On the construction of explicit analytical driving forces for crack nucleation in the phase field approach to brittle fracture with application to Mohr-Coulomb and Drucker-Prager strength surfaces

TL;DR

This paper derives explicit analytical expressions for crack nucleation driving forces in phase-field models for brittle fracture, enabling accurate prediction of crack initiation based on general linear strength surfaces like Mohr-Coulomb and Drucker-Prager.

Contribution

It introduces a new explicit analytical formulation for the driving force in phase-field fracture models with general linear strength surfaces, improving predictive accuracy.

Findings

Exact reproduction of strength surfaces in the limit as regularization parameter approaches zero.

Effective toughness depends on stress, replacing classical toughness in the model.
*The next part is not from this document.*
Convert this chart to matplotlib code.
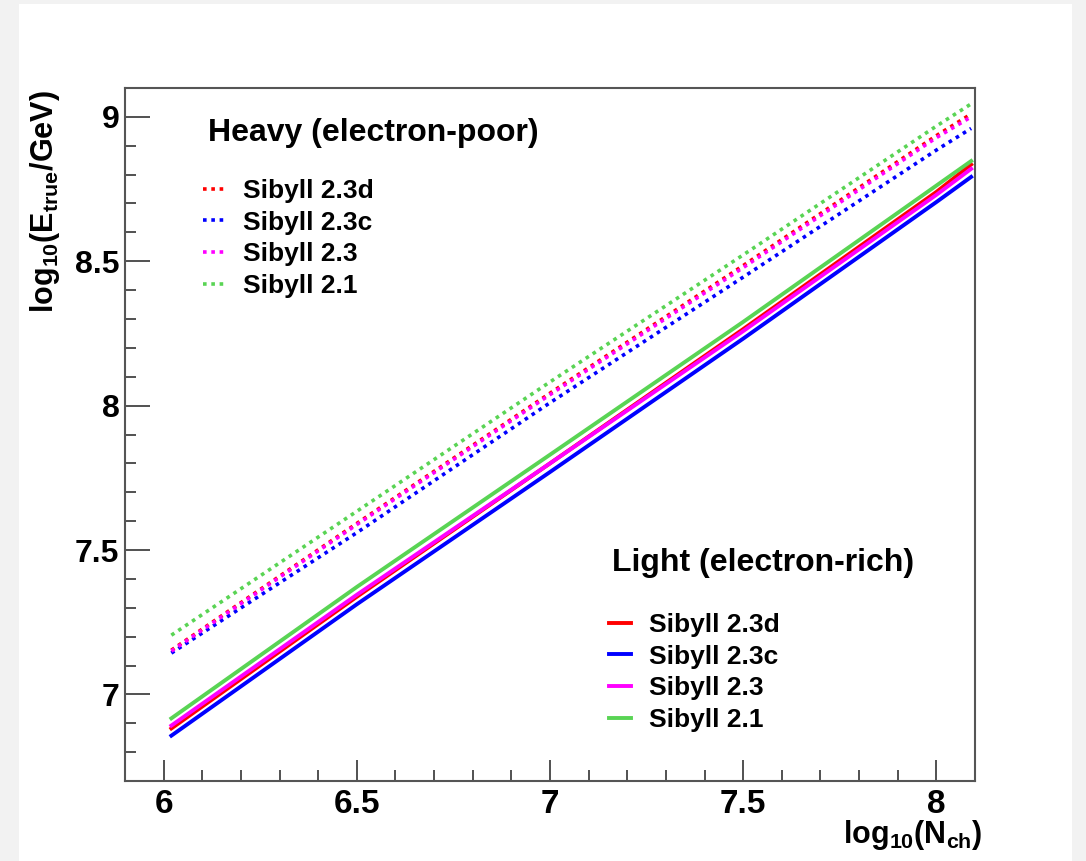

Verification of analytical expressions on Mohr-Coulomb and Drucker-Prager surfaces.

Abstract

A series of recent papers have modified the classical variational phase-field fracture models to successfully predict both the nucleation and propagation of cracks in brittle fracture under general loading conditions. This is done through the introduction of a consistent crack nucleation driving force in the phase field governing equations, which results in the model being able to capture both the strength surface and fracture toughness of the material. This driving force has been presented in the literature for the case of Drucker-Prager strength surface and specific choice of stress states on the strength surface that are captured exactly for finite values of the phase field regularization length parameter $\varepsilon$. Here we present an explicit analytical expression for this driving force given a general material strength surface when the functional form of the strength locus is linear in the material parameter coefficients. In the limit $\varepsilon \to 0$, the formulation reproduces the exact material strength surface and for finite $\varepsilon$ the strength surface is captured at any n 'distinct' points on the strength surface where n is the minimum number of material coefficients required to describe it. The presentation of the driving force in the current work facilitates the easy demonstration of its consistent nature. Further, in the equation governing crack nucleation, the toughness in the classical models is shown to be replaced by an effective toughness in the modified theory, that is dependent on the stress. The derived analytical expressions are verified via application to the widely employed Mohr-Coulomb and Drucker-Prager strength surfaces.